Grieving for a child can be a lonely path. The whole philosophy behind The Compassionate Friends is putting bereaved parents in touch with each other for peer-to-peer support. A grief companion can provide one-to-one contact for up to a year for parents who are in their first or second year of bereavement. We are able to support those who have lost a baby who has died in the weeks and months following birth, a young child, teenager, young adult or older adult son or daughter of any age. A grief companion will be usually be offered to parents who live in areas of the UK where we are unable to offer peer support through an existing local TCF volunteer contact or support group.
Your grief companion will be another volunteer bereaved parent who will offer you informal support and friendship.

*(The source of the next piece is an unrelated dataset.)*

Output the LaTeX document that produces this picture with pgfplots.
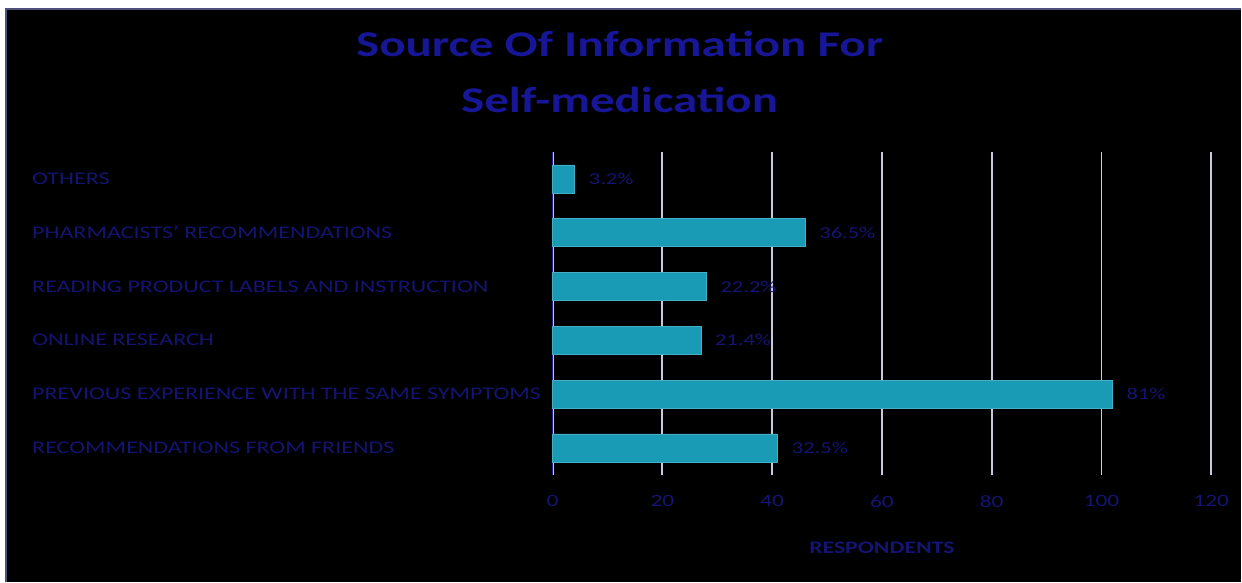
\documentclass[border=0pt]{standalone}
\usepackage{pgfplots}
\pgfplotsset{compat=1.18}
\usepackage{pgfplotstable}
\usepackage{fontspec}
\setmainfont{Carlito}[FakeStretch=1.35]
\definecolor{titleblue}{RGB}{22,22,150}
\definecolor{labelblue}{RGB}{20,20,115}
\definecolor{barteal}{RGB}{25,155,182}
\definecolor{gridc}{RGB}{200,200,225}
\definecolor{framec}{RGB}{80,80,125}
\definecolor{axisblue}{RGB}{30,30,160}

\pgfplotstableread{
pos value pct
0 41 32.5
1 102 81
2 27 21.4
3 28 22.2
4 46 36.5
5 4 3.2
}\datatable

\begin{document}
\begin{tikzpicture}
% page: 1242 x 582 px, 1 px = 0.75 pt
\fill[white] (0pt,0pt) rectangle (931.5pt,-436.5pt);
\fill[black] (4.5pt,-6.75pt) rectangle (931.5pt,-436.5pt);
\draw[framec, line width=1.2pt] (4.5pt,-436.5pt) -- (4.5pt,-6.75pt) -- (931.5pt,-6.75pt);
\node[font=\fontsize{27.2pt}{42pt}\selectfont\bfseries, text=titleblue, align=center, inner sep=0pt]
  at (465pt,-54pt) {Source Of Information For\\Self-medication};
\begin{axis}[
  at={(414.75pt,-356.25pt)}, anchor=south west,
  scale only axis, width=494.25pt, height=242.25pt,
  xmin=0, xmax=120, ymin=-0.5, ymax=5.5,
  xbar, bar width=21pt,
  xtick={0,20,40,60,80,100,120},
  ytick={0,1,2,3,4,5},
  yticklabels={RECOMMENDATIONS FROM FRIENDS, PREVIOUS EXPERIENCE WITH THE SAME SYMPTOMS, ONLINE RESEARCH, READING PRODUCT LABELS AND INSTRUCTION, PHARMACISTS' RECOMMENDATIONS, OTHERS},
  /pgf/number format/assume math mode=true,
  tick style={draw=none},
  xmajorgrids, grid style={gridc, line width=1.4pt},
  axis x line*=bottom, axis y line*=left,
  x axis line style={draw=none},
  y axis line style={axisblue, line width=1.2pt, -},
  ticklabel style={font=\fontsize{13pt}{15pt}\selectfont, text=labelblue},
  xticklabel style={yshift=-12pt},
  yticklabel style={anchor=west, inner sep=0pt, xshift=-386.5pt, font=\fontsize{13.35pt}{15pt}\selectfont},
  xlabel={RESPONDENTS},
  xlabel style={font=\fontsize{13.2pt}{15pt}\selectfont\bfseries, text=labelblue, at={(axis description cs:0.5,0)}, anchor=center, yshift=-54.75pt},
  nodes near coords={\pgfmathprintnumber[fixed,precision=1]{\pgfplotspointmeta}\%},
  nodes near coords style={anchor=west, inner sep=0pt, xshift=10.5pt, font=\fontsize{12.5pt}{15pt}\selectfont, text=labelblue},
  point meta=explicit,
  clip=false,
]
\addplot[fill=barteal, draw=barteal!80!white, line width=0.4pt] table[x=value, y=pos, meta=pct] {\datatable};
\end{axis}
\end{tikzpicture}
\end{document}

He or she will be at least 3 years bereaved. Grief companions are not counsellors and nor are they formally trained but they will offer you an opportunity to share your grief and experiences. They will 'walk alongside' you and be a listening ear and an understanding friend. The contact you have with your grief companion may be by phone, email or online media - whatever suits you both.
Please note that if you are in the very early days and weeks of your loss, for example, before your child’s funeral has taken place, if you are very distressed or while you are needing immediate and/or very frequent support, it may be too soon to connect you with a grief companion. In these very early days, it may be more appropriate to contact our Helpline on 0345 123 2304 or by email at email@example.com for their empathetic support. Your call will be answered by trained volunteers who are all bereaved parents.
Our Helpline Team will always advise callers about the different avenues of support available to you from TCF both nationally and locally depending on your circumstances and the nature of your loss. Where appropriate and particularly if there is no other local TCF support available to you, they will mention our Grief Companion Scheme. All requests for a grief companion need to go through our Helpline Team.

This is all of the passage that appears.